TASK STATEMENT
Restate, exactly and without pictures, the lines from the start of the listing below through the line holding "first_year = 1700".

SUPPLIED INFORMATION
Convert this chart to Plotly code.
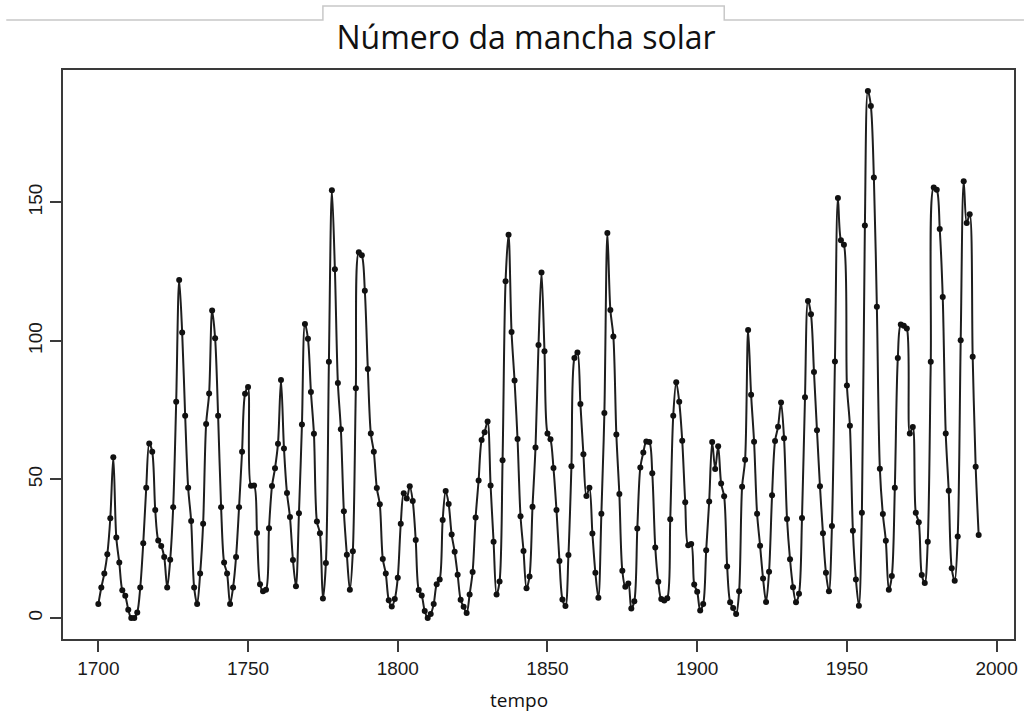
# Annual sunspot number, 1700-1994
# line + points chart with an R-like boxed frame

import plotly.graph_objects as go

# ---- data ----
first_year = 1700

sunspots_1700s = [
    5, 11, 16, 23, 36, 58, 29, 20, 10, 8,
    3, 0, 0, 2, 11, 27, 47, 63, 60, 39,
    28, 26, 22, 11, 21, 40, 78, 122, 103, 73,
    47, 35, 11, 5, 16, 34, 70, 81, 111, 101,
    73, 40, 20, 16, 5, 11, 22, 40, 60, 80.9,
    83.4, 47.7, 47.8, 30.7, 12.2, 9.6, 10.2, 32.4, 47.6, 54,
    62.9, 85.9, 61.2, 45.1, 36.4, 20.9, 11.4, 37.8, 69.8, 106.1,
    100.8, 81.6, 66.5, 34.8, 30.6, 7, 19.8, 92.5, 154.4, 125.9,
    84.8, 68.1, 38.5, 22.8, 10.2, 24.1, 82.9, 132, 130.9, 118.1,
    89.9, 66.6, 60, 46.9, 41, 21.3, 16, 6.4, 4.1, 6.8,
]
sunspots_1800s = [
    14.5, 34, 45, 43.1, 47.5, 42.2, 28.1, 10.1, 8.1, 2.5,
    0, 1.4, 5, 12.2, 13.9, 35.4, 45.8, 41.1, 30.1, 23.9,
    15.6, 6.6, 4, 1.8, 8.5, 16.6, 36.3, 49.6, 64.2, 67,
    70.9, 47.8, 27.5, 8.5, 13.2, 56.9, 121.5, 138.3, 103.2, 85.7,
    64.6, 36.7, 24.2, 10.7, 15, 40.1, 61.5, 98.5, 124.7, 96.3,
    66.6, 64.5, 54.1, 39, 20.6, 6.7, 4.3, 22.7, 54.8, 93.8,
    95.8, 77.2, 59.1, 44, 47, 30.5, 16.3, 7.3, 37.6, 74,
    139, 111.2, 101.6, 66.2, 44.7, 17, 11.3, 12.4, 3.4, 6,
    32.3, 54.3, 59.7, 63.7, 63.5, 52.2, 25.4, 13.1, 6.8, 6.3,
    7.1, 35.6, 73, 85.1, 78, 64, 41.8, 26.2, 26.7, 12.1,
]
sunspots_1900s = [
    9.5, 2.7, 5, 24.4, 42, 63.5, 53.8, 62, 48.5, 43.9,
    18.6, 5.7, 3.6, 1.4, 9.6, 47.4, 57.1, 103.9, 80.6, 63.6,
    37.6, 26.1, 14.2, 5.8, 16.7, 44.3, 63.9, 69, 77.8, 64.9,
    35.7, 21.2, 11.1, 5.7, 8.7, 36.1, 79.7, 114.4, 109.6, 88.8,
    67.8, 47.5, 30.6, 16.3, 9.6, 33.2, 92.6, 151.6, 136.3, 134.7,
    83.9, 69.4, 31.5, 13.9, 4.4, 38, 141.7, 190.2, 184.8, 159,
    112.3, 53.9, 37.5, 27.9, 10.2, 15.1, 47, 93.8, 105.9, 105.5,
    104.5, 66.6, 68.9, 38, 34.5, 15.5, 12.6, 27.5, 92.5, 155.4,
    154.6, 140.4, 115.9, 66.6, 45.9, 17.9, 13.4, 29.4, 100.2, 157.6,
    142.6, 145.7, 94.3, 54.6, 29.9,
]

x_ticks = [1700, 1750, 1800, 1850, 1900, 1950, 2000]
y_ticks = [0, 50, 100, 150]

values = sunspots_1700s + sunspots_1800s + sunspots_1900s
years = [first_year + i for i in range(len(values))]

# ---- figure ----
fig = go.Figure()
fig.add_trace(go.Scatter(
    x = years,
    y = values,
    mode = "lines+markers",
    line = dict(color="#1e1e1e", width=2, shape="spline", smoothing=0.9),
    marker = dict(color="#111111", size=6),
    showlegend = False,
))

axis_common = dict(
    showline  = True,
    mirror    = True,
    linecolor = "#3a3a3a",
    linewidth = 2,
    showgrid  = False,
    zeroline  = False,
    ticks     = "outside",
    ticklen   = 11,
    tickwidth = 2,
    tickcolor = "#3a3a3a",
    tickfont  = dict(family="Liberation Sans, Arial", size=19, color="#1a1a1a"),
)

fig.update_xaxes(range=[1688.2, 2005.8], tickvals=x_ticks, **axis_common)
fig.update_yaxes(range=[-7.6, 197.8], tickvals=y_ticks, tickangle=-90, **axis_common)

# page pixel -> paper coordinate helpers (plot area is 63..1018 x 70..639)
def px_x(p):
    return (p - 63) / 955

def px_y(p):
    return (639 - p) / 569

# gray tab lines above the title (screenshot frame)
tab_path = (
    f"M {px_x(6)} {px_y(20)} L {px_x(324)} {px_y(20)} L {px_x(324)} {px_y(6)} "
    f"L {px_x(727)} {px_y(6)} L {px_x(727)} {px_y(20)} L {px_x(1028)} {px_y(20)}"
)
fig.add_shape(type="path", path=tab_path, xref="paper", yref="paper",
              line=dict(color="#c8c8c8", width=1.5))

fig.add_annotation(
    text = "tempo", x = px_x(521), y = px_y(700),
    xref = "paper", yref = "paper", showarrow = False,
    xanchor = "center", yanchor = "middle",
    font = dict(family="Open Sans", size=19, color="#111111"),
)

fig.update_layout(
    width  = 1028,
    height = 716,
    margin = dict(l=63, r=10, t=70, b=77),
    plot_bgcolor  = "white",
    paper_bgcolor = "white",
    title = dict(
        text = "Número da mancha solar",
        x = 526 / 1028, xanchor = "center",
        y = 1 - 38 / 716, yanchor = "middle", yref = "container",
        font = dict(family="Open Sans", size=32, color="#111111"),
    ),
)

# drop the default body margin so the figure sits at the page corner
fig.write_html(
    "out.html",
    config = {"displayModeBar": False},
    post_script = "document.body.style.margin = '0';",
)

REPLY TO THE EXERCISE
Convert this chart to Plotly code.
# Annual sunspot number, 1700-1994
# line + points chart with an R-like boxed frame

import plotly.graph_objects as go

# ---- data ----
first_year = 1700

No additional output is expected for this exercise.